I had read the words many times. Indeed, I had pondered them and mulled them over in my mind for days. What did the Psalmist mean when he said, “Those who sow in tears . . . he will surely come back with shouts of joy carrying his sheaves with him”? Why the tears?
Then it came to me. I remembered walking through an African village and seeing the grain bins empty. The people were starving, and they had planted the seeds for a new harvest. If those seeds did not come up, many of the villagers, including children, would die of starvation. It became very clear to me that the village farmer planted his seeds in tears because he knew it would mean the difference between life and death. No doubt he would call to God in desperation asking, yea, even begging for God to bring showers of rain on the parched ground so the seed would grow and produce fruit.
Oklahoma is parched ground. Our state continues in spiritual decline. We are less Christian today than we have ever been in our history. Large segments of our people have never had the seed of the Gospel personally planted in their hearts. The seed will not grow if it is not sown. If it is not sown with tears of desperation, the showers of blessings may not come.
On March 8 and 9, we are asking Oklahoma Baptists to pray across Oklahoma. On March 8, we will prayer walk our neighborhoods and drive down our country lanes, praying over houses and the people who live in them. On March 9, we are asking our churches to spend concentrated time in prayer for the seeds that will be sown on March 15 as we seek to plant the seeds of the Gospel in 1.2 million homes in Oklahoma.
Praying across Oklahoma is a vital part of our effort to sow down our state with the Gospel. I am asking God to break my heart and yours for the lost in our state. I desire for Him to break our hearts over the Christless eternity awaiting those who are behind the doors to which we will distribute the Gospel. May that reality bring us to tears.
I am afraid we try to reap spiritual harvest where we have not sown. I am also assured that the great need before us is a prayer-bathed effort of seed sowing. Prayer and sowing go hand in hand.
I hope you and your church will take a new look at your community. Stop and consider the houses you pass every day where lost people live. After we live somewhere for a while, we tend to see just houses, not families. Some of us have lived in the same community for years and think we know nearly everyone. But I challenge you to stop and consider each house you pass. Breathe a prayer over the people behind the closed door. Ask God to draw them to Himself.
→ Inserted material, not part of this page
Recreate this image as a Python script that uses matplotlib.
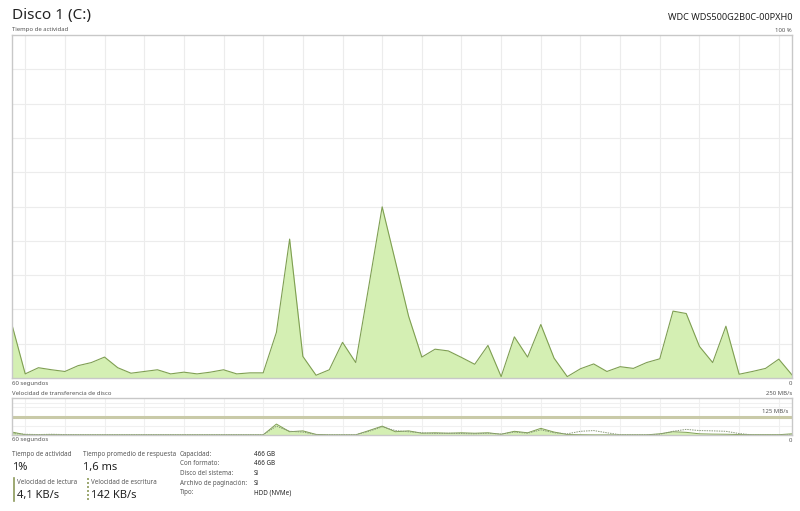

While March 8 and 9 have been set aside as days of prayer for the seed sowing effort, we must go beyond a one-time prayer emphasis. We must develop a constant effort of prayer for the lost in our Sunday Schools and church services. Our worship should resound with weeping and tears over the lost and then tears and shouts of joy when they are saved.
How long has it been since your Sunday School class or church service had consistent and regular prayer for lost people by name? I propose that if we pray specifically, God will answer specifically.
I remind you of the promise. When we sow in tears, we will reap with joyful shouts. So it is time to weep and pray. Then we will reap and shout.